The morning model runs are in now, and it still looks like a significant severe weather outbreak will occur over the SE US today and tomorrow.  I will primarily talk about Alabama here, but this is a large-scale event.

A line of showers is moving through central Alabama now, with no severe weather.  It will move on into east Alabama, and most of us, especially west of I-65, will get sunshine this afternoon.  With dewpoints in the 60s, and temperatures rising into the lower 80s from I-65 west, the air will become unstable.  There will be a small cap, but some storms will likely break the cap and become severe.  The main threat will be damaging winds and large hail, since the dynamics and wind shear are north and west of us this afternoon.

Things will start to change overnight and tomorrow, as the main upper-level system starts to move, bringing the cold front and upper dynamics closer.  By tomorrow morning, a cold front will be from near Indianapolis to Little Rock.  As a large upper-level disturbance and upper-level jet move over the front, a new low pressure area will develop to our west and move along the front.  The models disagree on the timing of this low, one moving it through Memphis early morning then into KY and OH, the other not until afternoon.  That will be one key factor tomorrow, because the highest storm-relative helicity values will be closer to the surface low and low-level jet, making storm rotation more vigorous.

Taking the average of the two, the largest storm-relative helicity, a very high 400 or more m2/s2, will be centered from northern MS into NW Alabama and middle TN by noon tomorrow.  The thing that makes this event more worrisome is that we’re pretty deep into Spring now, with strong sunshine and a warmer Gulf.  Dewpoints tomorrow will rise to near 70 degrees, and assuming we get sunshine, temperatures will rise into the 80s.  With cold upper-level temperatures, this will cause very unstable air.  CAPE will range from 2,000 to 4,000 J/kg over most of Alabama by early afternoon. 

With that combination of wind shear and instability, severe storms will develop, and in the areas of strongest shear, the storms will rotate vigorously and produce tornadoes.  Pinpointing the exact areas that will be the most vulnerable is still tough at this time, since it will depend some on where clouds linger longer in the morning, where today’s storms leave boundaries, etc.  But, the stage will be set most favorably for tornadoes over the northwest half of Alabama this time (it was the south half on April 15).  We are talking about areas northwest of a line from Demopolis to Clanton to Anniston to Gadsden. 
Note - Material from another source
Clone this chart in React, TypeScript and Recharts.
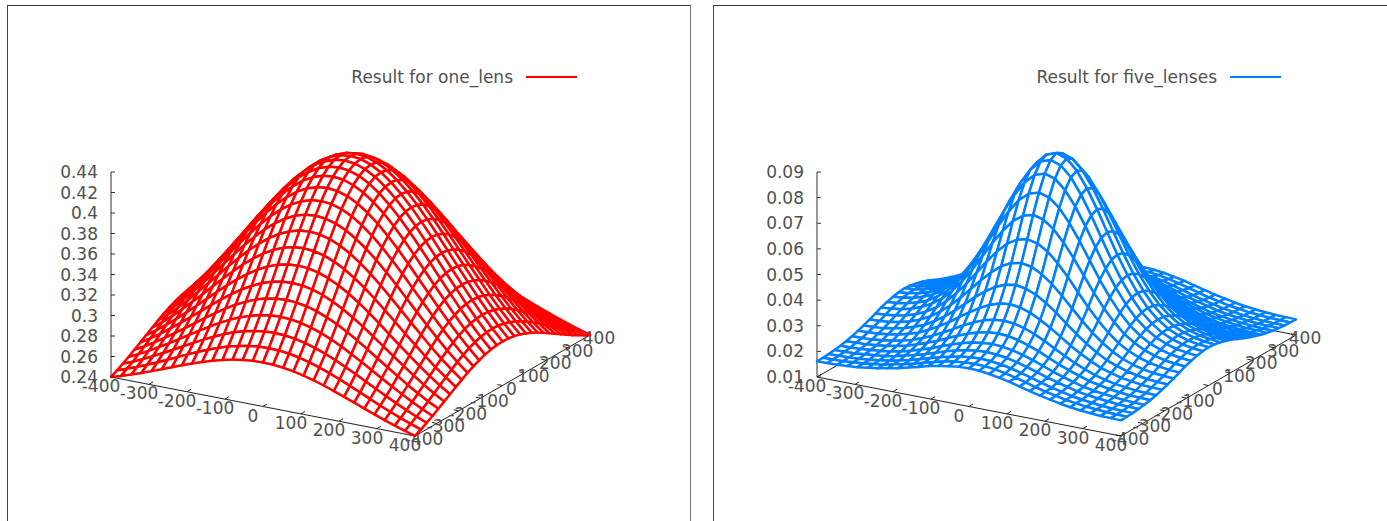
import React from "react";
import { ScatterChart, Scatter, XAxis, YAxis, Legend } from "recharts";

// Heights, one row per grid line counted outward from the
// centre of the surface. Both surfaces look mirror-symmetric about their centre
// lines, so one quadrant (centre to edge) is listed.
const oneLensQuadrant = [
  [.4350,.4340,.4305,.4248,.4170,.4075,.3965,.3843,.3713,.3577,.3441,.3307,.3176,.3051,.2935,.2829],
  [.4340,.4328,.4293,.4237,.4159,.4065,.3955,.3834,.3704,.3570,.3434,.3301,.3170,.3046,.2931,.2826],
  [.4305,.4293,.4259,.4203,.4128,.4034,.3927,.3807,.3680,.3547,.3414,.3283,.3154,.3033,.2920,.2816],
  [.4248,.4237,.4203,.4149,.4075,.3984,.3879,.3763,.3639,.3510,.3381,.3254,.3128,.3010,.2900,.2800],
  [.4170,.4159,.4128,.4075,.4003,.3916,.3815,.3704,.3585,.3460,.3335,.3213,.3094,.2981,.2875,.2777],
  [.4075,.4065,.4034,.3984,.3916,.3833,.3737,.3630,.3517,.3399,.3281,.3166,.3051,.2943,.2843,.2751],
  [.3965,.3955,.3927,.3879,.3815,.3737,.3646,.3546,.3440,.3328,.3217,.3109,.3002,.2900,.2806,.2720],
  [.3843,.3834,.3807,.3763,.3704,.3630,.3546,.3452,.3353,.3250,.3147,.3046,.2946,.2852,.2765,.2685],
  [.3713,.3704,.3680,.3639,.3585,.3517,.3440,.3353,.3262,.3167,.3072,.2980,.2888,.2802,.2722,.2648],
  [.3577,.3570,.3547,.3510,.3460,.3399,.3328,.3250,.3167,.3080,.2994,.2910,.2827,.2749,.2676,.2610],
  [.3441,.3434,.3414,.3381,.3335,.3281,.3217,.3147,.3072,.2994,.2917,.2841,.2767,.2696,.2631,.2571],
  [.3307,.3301,.3283,.3254,.3213,.3166,.3109,.3046,.2980,.2910,.2841,.2774,.2707,.2645,.2586,.2534],
  [.3176,.3170,.3154,.3128,.3094,.3051,.3002,.2946,.2888,.2827,.2767,.2707,.2650,.2595,.2544,.2497],
  [.3051,.3046,.3033,.3010,.2981,.2943,.2900,.2852,.2802,.2749,.2696,.2645,.2595,.2547,.2503,.2463],
  [.2935,.2931,.2920,.2900,.2875,.2843,.2806,.2765,.2722,.2676,.2631,.2586,.2544,.2503,.2466,.2430],
  [.2829,.2826,.2816,.2800,.2777,.2751,.2720,.2685,.2648,.2610,.2571,.2534,.2497,.2463,.2430,.2401],
];

const fiveLensesQuadrant = [
  [.0892,.0878,.0838,.0777,.0703,.0621,.0541,.0469,.0407,.0356,.0319,.0291,.0273,.0260,.0253,.0249],
  [.0878,.0864,.0825,.0765,.0692,.0612,.0534,.0462,.0402,.0352,.0316,.0288,.0270,.0258,.0251,.0247],
  [.0838,.0825,.0788,.0732,.0663,.0588,.0513,.0446,.0389,.0342,.0308,.0282,.0265,.0253,.0247,.0242],
  [.0777,.0765,.0732,.0680,.0618,.0550,.0482,.0421,.0369,.0326,.0295,.0271,.0256,.0245,.0239,.0235],
  [.0703,.0692,.0663,.0618,.0564,.0504,.0444,.0391,.0345,.0307,.0280,.0259,.0245,.0235,.0230,.0227],
  [.0621,.0612,.0588,.0550,.0504,.0452,.0402,.0357,.0318,.0285,.0262,.0244,.0232,.0224,.0219,.0216],
  [.0541,.0534,.0513,.0482,.0444,.0402,.0361,.0323,.0291,.0264,.0244,.0229,.0219,.0212,.0208,.0206],
  [.0469,.0462,.0446,.0421,.0391,.0357,.0323,.0293,.0267,.0244,.0229,.0216,.0208,.0201,.0198,.0196],
  [.0407,.0402,.0389,.0369,.0345,.0318,.0291,.0267,.0246,.0227,.0215,.0204,.0198,.0192,.0190,.0188],
  [.0356,.0352,.0342,.0326,.0307,.0285,.0264,.0244,.0227,.0212,.0202,.0193,.0188,.0183,.0181,.0180],
  [.0319,.0316,.0308,.0295,.0280,.0262,.0244,.0229,.0215,.0202,.0194,.0186,.0181,.0177,.0176,.0174],
  [.0291,.0288,.0282,.0271,.0259,.0244,.0229,.0216,.0204,.0193,.0186,.0180,.0176,.0172,.0170,.0169],
  [.0273,.0270,.0265,.0256,.0245,.0232,.0219,.0208,.0198,.0188,.0181,.0176,.0172,.0168,.0167,.0166],
  [.0260,.0258,.0253,.0245,.0235,.0224,.0212,.0201,.0192,.0183,.0177,.0172,.0168,.0165,.0164,.0163],
  [.0253,.0251,.0247,.0239,.0230,.0219,.0208,.0198,.0190,.0181,.0176,.0170,.0167,.0164,.0163,.0162],
  [.0249,.0247,.0242,.0235,.0227,.0216,.0206,.0196,.0188,.0180,.0174,.0169,.0166,.0163,.0162,.0161],
];

const planeTicks = [-400, -300, -200, -100, 0, 100, 200, 300, 400];
const oneLensZTicks = [0.24, 0.26, 0.28, 0.3, 0.32, 0.34, 0.36, 0.38, 0.4, 0.42, 0.44];
const fiveLensesZTicks = [0.01, 0.02, 0.03, 0.04, 0.05, 0.06, 0.07, 0.08, 0.09];

const GRID = 31;
const FONT = '"DejaVu Sans", sans-serif';
const TEXT = "#505050";
const CHART_W = 683;
const CHART_H = 516;
const PLOT_LEFT = 104;
const PLOT_W = 520;
const PLOT_TOP = 100;
const PLOT_BOTTOM = 460;
const BASE_Y = 372;

const project = (x: number, y: number, z: number, pxPerZ: number) => {
  const u = (x + 400) / 800;
  const v = (y + 400) / 800;
  return { px: 304 * u + 175 * v, w: z - (59 * u - 101 * v) / pxPerZ, x, y, z };
};

function Surface({ points, color }: any) {
  const quads: any[] = [];
  for (let i = GRID - 2; i >= 0; i--) {
    for (let j = 0; j < GRID - 1; j++) {
      const a = points[i * GRID + j];
      const b = points[i * GRID + j + 1];
      const c = points[(i + 1) * GRID + j + 1];
      const d = points[(i + 1) * GRID + j];
      quads.push(
        <path
          key={i * GRID + j}
          d={`M${a.x} ${a.y}L${b.x} ${b.y}L${c.x} ${c.y}L${d.x} ${d.y}Z`}
          fill="#ffffff"
          stroke={color}
          strokeWidth={2.5}
          strokeLinejoin="round"
        />
      );
    }
  }
  return <g>{quads}</g>;
}

function Panel({ quadrant, zTicks, color, name, left, legendRight }: any) {
  const zLow = zTicks[0];
  const zHigh = zTicks[zTicks.length - 1];
  const pxPerZ = 205 / (zHigh - zLow);
  const wAt = (py: number) => zLow + (BASE_Y - py) / pxPerZ;
  const pts: any[] = [];
  for (let i = 0; i < GRID; i++) {
    for (let j = 0; j < GRID; j++) {
      const row = quadrant[Math.abs(i - 15)];
      const z = row[Math.abs(j - 15)];
      pts.push(project(-400 + (j * 800) / 30, -400 + (i * 800) / 30, z, pxPerZ));
    }
  }
  const P = (x: number, y: number) => project(x, y, zLow, pxPerZ);
  const xAxisPts = planeTicks.map((t) => ({ ...P(t, -400), label: String(t) }));
  const yAxisPts = planeTicks.map((t) => ({ ...P(400, t), label: String(t) }));
  const axisStroke = { stroke: "#202020", strokeWidth: 1 };

  const xTickShape = (p: any) => (
    <g>
      <line x1={p.cx} y1={p.cy} x2={p.cx + 4} y2={p.cy - 2.5} {...axisStroke} />
      <text x={p.cx - 10} y={p.cy + 15} textAnchor="middle" fontFamily={FONT} fontSize={17} fill={TEXT}>
        {p.payload.label}
      </text>
    </g>
  );
  const yTickShape = (p: any) => (
    <g>
      <line x1={p.cx} y1={p.cy} x2={p.cx - 5} y2={p.cy - 1} {...axisStroke} />
      <text x={p.cx + 9} y={p.cy + 9} textAnchor="middle" fontFamily={FONT} fontSize={17} fill={TEXT}>
        {p.payload.label}
      </text>
    </g>
  );
  const zTick = (p: any) => (
    <g>
      <line x1={p.x} y1={p.y} x2={p.x + 4} y2={p.y} stroke="#303030" strokeWidth={1} />
      <text x={p.x - 13} y={p.y + 6} textAnchor="end" fontFamily={FONT} fontSize={17} fill={TEXT}>
        {String(p.payload.value)}
      </text>
    </g>
  );
  const none = () => <g />;

  return (
    <div style={{ position: "absolute", left, top: 5, width: CHART_W, height: CHART_H }}>
      <ScatterChart
        width={CHART_W}
        height={CHART_H}
        margin={{ left: PLOT_LEFT - 60, right: CHART_W - PLOT_LEFT - PLOT_W, top: PLOT_TOP, bottom: CHART_H - PLOT_BOTTOM }}
        style={{ overflow: "visible" }}
      >
        <XAxis type="number" dataKey="px" domain={[0, PLOT_W]} hide />
        <YAxis
          type="number"
          dataKey="w"
          width={60}
          domain={[wAt(PLOT_BOTTOM), wAt(PLOT_TOP)]}
          ticks={zTicks}
          interval={0}
          axisLine={false}
          tickLine={false}
          tickSize={0}
          tickMargin={0}
          tick={zTick}
        />
        <Legend
          layout="horizontal"
          verticalAlign="middle"
          align="center"
          wrapperStyle={{ left: 0, top: 60, width: legendRight, height: 24 }}
          content={() => (
            <div style={{ display: "flex", justifyContent: "flex-end", alignItems: "center", height: 24 }}>
              <span style={{ fontFamily: FONT, fontSize: 17, color: TEXT, marginRight: 13, whiteSpace: "nowrap" }}>{name}</span>
              <span style={{ display: "inline-block", width: 51, height: 2, background: color }} />
            </div>
          )}
        />
        <Scatter
          data={[P(-400, -400), P(-400, 400), P(400, 400)]}
          legendType="none"
          shape={none}
          line={axisStroke}
          isAnimationActive={false}
        />
        <Scatter
          data={[{ px: 0, w: zLow }, { px: 0, w: zHigh }]}
          legendType="none"
          shape={none}
          line={{ stroke: "#303030", strokeWidth: 1 }}
          isAnimationActive={false}
        />
        <Scatter data={xAxisPts} legendType="none" shape={xTickShape} line={axisStroke} isAnimationActive={false} />
        <Scatter data={yAxisPts} legendType="none" shape={yTickShape} line={axisStroke} isAnimationActive={false} />
        <Scatter
          name={name}
          data={pts}
          fill={color}
          shape={none}
          line={(lp: any) => <Surface points={lp.points} color={color} />}
          isAnimationActive={false}
        />
      </ScatterChart>
    </div>
  );
}

export default function App() {
  const frame = (left: number, width: number, right: boolean) => (
    <div
      style={{
        position: "absolute",
        left,
        top: 5,
        width,
        height: 530,
        boxSizing: "border-box",
        borderTop: "1px solid #333",
        borderLeft: "1px solid #444",
        borderRight: right ? "1px solid #777" : "none",
      }}
    />
  );
  return (
    <div style={{ position: "absolute", left: 0, top: 0, width: 1387, height: 521, overflow: "hidden", background: "#fff" }}>
      {frame(7, 684, true)}
      {frame(713, 674, false)}
      <Panel quadrant={oneLensQuadrant} zTicks={oneLensZTicks} color="#ff0000" name="Result for one_lens" left={7} legendRight={570} />
      <Panel quadrant={fiveLensesQuadrant} zTicks={fiveLensesZTicks} color="#0080ff" name="Result for five_lenses" left={713} legendRight={568} />
    </div>
  );
}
A gauge of the strongest combination of instability (warm, humid air) and wind shear is the STP (significant tornado parameter).  Anything above 1 is supportive of tornadoes, and above 3 indicates a serious threat for large tornadoes.  Here is the model-predicted STP plot for tomorrow at 1 pm:

This is a serious situation.  Just because there have been a lot of severe weather outbreaks this year (similar to 1998), and you have heard a lot of tornado watches and warnings, don’t get complacent.  Tornadoes were all over the place just south of BHM Metro two Fridays ago, and this time it could include TCL, BHM, ANB, Cullman, GAD, HSV, and MSL.  Have a plan for what you will do in a tornado warning at work, at home, wherever you will be.  The schools mainly have tornado plans in place.  Keep an eye on the weather carefully through Wednesday night.

At work, in large buildings, interior hallways on the lowest floors and stairways are often best.  Stay away from windows and outside doors.  In smaller offices, go to the lowest floor, in an interior room, away from windows and doors. 

In the home, the underground part of a basement is best, but get under a work bench, heavy table, etc.  Stay away from garage doors!  They are a weak point on your house in winds.  If you don’t have a basement, go to the lowest floor, interior room or hallway, away from windows, doors, and outside walls.  Hall closets, if on interior walls, are good.  Protect your head.  Put batting helmets, football helmets, bicycle helmets on the kids.  Stay low.  Falling trees can come through the roof, but often stop before coming all the way through.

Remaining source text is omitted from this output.